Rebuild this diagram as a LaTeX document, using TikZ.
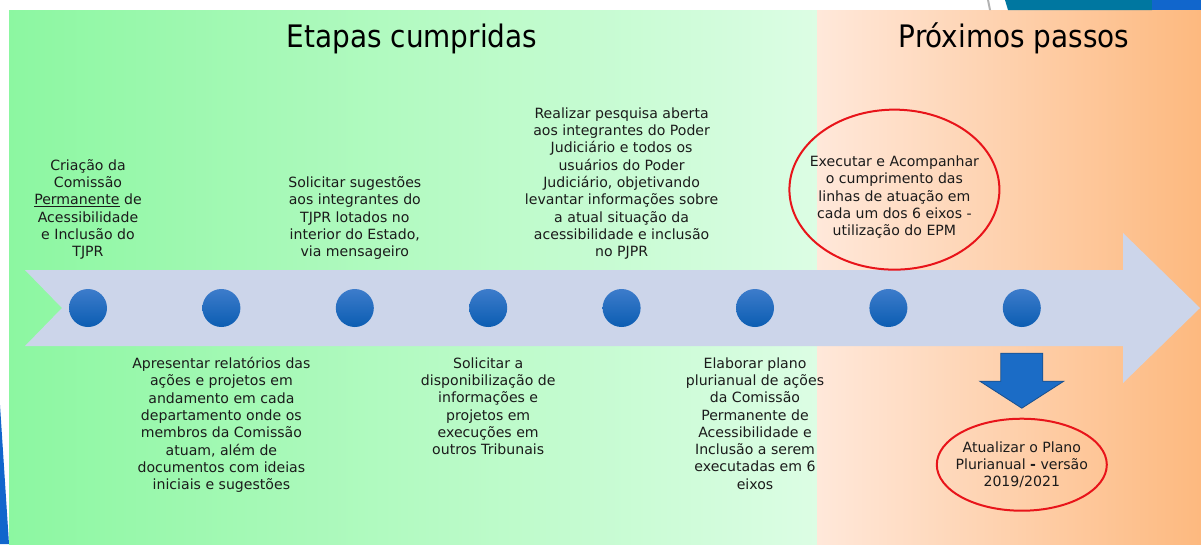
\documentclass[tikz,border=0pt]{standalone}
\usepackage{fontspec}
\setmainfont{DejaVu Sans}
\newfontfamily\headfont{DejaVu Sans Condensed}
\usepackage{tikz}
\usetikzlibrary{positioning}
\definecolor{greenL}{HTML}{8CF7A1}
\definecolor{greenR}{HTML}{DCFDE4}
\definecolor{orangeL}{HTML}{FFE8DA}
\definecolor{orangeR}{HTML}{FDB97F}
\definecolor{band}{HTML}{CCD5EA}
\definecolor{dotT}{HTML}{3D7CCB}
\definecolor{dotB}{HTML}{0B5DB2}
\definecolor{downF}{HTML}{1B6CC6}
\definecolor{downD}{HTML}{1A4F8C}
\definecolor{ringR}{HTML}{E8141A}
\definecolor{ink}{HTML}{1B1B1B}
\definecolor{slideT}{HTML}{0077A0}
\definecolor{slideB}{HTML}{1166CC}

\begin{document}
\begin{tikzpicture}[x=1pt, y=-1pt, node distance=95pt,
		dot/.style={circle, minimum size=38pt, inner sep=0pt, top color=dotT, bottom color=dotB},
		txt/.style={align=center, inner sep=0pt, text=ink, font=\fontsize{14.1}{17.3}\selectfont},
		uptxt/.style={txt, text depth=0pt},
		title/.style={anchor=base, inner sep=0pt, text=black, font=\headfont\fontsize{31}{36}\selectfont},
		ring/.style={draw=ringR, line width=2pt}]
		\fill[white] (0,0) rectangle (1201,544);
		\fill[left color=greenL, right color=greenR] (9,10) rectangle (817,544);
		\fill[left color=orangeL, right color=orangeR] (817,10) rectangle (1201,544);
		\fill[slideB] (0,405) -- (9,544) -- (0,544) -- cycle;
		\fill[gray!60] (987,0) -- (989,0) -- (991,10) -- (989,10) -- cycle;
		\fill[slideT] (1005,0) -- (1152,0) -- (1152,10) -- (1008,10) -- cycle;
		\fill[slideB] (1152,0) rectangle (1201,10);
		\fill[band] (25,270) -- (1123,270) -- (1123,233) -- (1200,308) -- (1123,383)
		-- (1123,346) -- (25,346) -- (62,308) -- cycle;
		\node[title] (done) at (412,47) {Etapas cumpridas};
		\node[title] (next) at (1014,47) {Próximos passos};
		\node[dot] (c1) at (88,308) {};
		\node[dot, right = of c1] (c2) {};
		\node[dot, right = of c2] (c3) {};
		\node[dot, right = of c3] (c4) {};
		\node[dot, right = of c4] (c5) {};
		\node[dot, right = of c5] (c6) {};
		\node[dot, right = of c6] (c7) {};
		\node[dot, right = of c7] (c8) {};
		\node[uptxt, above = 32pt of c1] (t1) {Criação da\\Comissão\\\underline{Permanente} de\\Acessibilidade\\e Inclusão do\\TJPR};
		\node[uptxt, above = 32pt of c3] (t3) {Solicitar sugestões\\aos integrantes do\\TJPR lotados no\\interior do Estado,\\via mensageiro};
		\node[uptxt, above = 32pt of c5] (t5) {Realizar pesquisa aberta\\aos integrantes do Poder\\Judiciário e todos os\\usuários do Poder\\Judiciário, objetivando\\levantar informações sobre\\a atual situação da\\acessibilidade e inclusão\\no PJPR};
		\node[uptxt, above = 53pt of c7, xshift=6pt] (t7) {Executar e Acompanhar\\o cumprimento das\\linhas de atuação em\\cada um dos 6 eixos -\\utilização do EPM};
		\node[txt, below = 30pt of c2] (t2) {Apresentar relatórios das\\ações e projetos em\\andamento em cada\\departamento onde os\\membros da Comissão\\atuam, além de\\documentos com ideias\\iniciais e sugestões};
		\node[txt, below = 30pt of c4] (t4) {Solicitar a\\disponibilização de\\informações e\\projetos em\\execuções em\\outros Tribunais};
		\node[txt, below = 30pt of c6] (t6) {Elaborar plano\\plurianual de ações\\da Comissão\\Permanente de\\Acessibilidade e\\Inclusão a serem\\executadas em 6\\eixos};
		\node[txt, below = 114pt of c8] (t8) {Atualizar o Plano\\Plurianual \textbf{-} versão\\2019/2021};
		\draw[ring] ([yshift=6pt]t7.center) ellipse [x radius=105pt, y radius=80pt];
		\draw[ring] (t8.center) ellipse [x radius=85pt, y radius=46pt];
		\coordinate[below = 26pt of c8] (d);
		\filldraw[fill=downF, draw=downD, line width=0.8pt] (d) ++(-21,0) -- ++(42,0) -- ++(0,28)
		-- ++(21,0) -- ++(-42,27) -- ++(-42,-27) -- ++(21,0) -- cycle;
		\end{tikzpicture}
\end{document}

┄┄┄┄┄┄

■ **Problem description**
Each line of the data is to be duplicated exactly; pictures stay out of the copy.

■ **Result**
Rebuild this diagram as a LaTeX document, using TikZ.
\documentclass[tikz,border=0pt]{standalone}
\usepackage{fontspec}
\setmainfont{DejaVu Sans}
\newfontfamily\headfont{DejaVu Sans Condensed}
\usepackage{tikz}
\usetikzlibrary{positioning}
\definecolor{greenL}{HTML}{8CF7A1}
\definecolor{greenR}{HTML}{DCFDE4}
\definecolor{orangeL}{HTML}{FFE8DA}
\definecolor{orangeR}{HTML}{FDB97F}
\definecolor{band}{HTML}{CCD5EA}
\definecolor{dotT}{HTML}{3D7CCB}
\definecolor{dotB}{HTML}{0B5DB2}
\definecolor{downF}{HTML}{1B6CC6}
\definecolor{downD}{HTML}{1A4F8C}
\definecolor{ringR}{HTML}{E8141A}
\definecolor{ink}{HTML}{1B1B1B}
\definecolor{slideT}{HTML}{0077A0}
\definecolor{slideB}{HTML}{1166CC}

\begin{document}
\begin{tikzpicture}[x=1pt, y=-1pt, node distance=95pt,
		dot/.style={circle, minimum size=38pt, inner sep=0pt, top color=dotT, bottom color=dotB},
		txt/.style={align=center, inner sep=0pt, text=ink, font=\fontsize{14.1}{17.3}\selectfont},
		uptxt/.style={txt, text depth=0pt},
		title/.style={anchor=base, inner sep=0pt, text=black, font=\headfont\fontsize{31}{36}\selectfont},
		ring/.style={draw=ringR, line width=2pt}]
		\fill[white] (0,0) rectangle (1201,544);
		\fill[left color=greenL, right color=greenR] (9,10) rectangle (817,544);
		\fill[left color=orangeL, right color=orangeR] (817,10) rectangle (1201,544);
		\fill[slideB] (0,405) -- (9,544) -- (0,544) -- cycle;
		\fill[gray!60] (987,0) -- (989,0) -- (991,10) -- (989,10) -- cycle;
		\fill[slideT] (1005,0) -- (1152,0) -- (1152,10) -- (1008,10) -- cycle;
		\fill[slideB] (1152,0) rectangle (1201,10);
		\fill[band] (25,270) -- (1123,270) -- (1123,233) -- (1200,308) -- (1123,383)
		-- (1123,346) -- (25,346) -- (62,308) -- cycle;
		\node[title] (done) at (412,47) {Etapas cumpridas};
		\node[title] (next) at (1014,47) {Próximos passos};
		\node[dot] (c1) at (88,308) {};
		\node[dot, right = of c1] (c2) {};
		\node[dot, right = of c2] (c3) {};
		\node[dot, right = of c3] (c4) {};
		\node[dot, right = of c4] (c5) {};
		\node[dot, right = of c5] (c6) {};
		\node[dot, right = of c6] (c7) {};
		\node[dot, right = of c7] (c8) {};
		\node[uptxt, above = 32pt of c1] (t1) {Criação da\\Comissão\\\underline{Permanente} de\\Acessibilidade\\e Inclusão do\\TJPR};
		\node[uptxt, above = 32pt of c3] (t3) {Solicitar sugestões\\aos integrantes do\\TJPR lotados no\\interior do Estado,\\via mensageiro};
		\node[uptxt, above = 32pt of c5] (t5) {Realizar pesquisa aberta\\aos integrantes do Poder\\Judiciário e todos os\\usuários do Poder\\Judiciário, objetivando\\levantar informações sobre\\a atual situação da\\acessibilidade e inclusão\\no PJPR};
		\node[uptxt, above = 53pt of c7, xshift=6pt] (t7) {Executar e Acompanhar\\o cumprimento das\\linhas de atuação em\\cada um dos 6 eixos -\\utilização do EPM};
		\node[txt, below = 30pt of c2] (t2) {Apresentar relatórios das\\ações e projetos em\\andamento em cada\\departamento onde os\\membros da Comissão\\atuam, além de\\documentos com ideias\\iniciais e sugestões};
		\node[txt, below = 30pt of c4] (t4) {Solicitar a\\disponibilização de\\informações e\\projetos em\\execuções em\\outros Tribunais};
		\node[txt, below = 30pt of c6] (t6) {Elaborar plano\\plurianual de ações\\da Comissão\\Permanente de\\Acessibilidade e\\Inclusão a serem\\executadas em 6\\eixos};
		\node[txt, below = 114pt of c8] (t8) {Atualizar o Plano\\Plurianual \textbf{-} versão\\2019/2021};
		\draw[ring] ([yshift=6pt]t7.center) ellipse [x radius=105pt, y radius=80pt];
		\draw[ring] (t8.center) ellipse [x radius=85pt, y radius=46pt];
		\coordinate[below = 26pt of c8] (d);
		\filldraw[fill=downF, draw=downD, line width=0.8pt] (d) ++(-21,0) -- ++(42,0) -- ++(0,28)
		-- ++(21,0) -- ++(-42,27) -- ++(-42,-27) -- ++(21,0) -- cycle;
		\end{tikzpicture}
\end{document}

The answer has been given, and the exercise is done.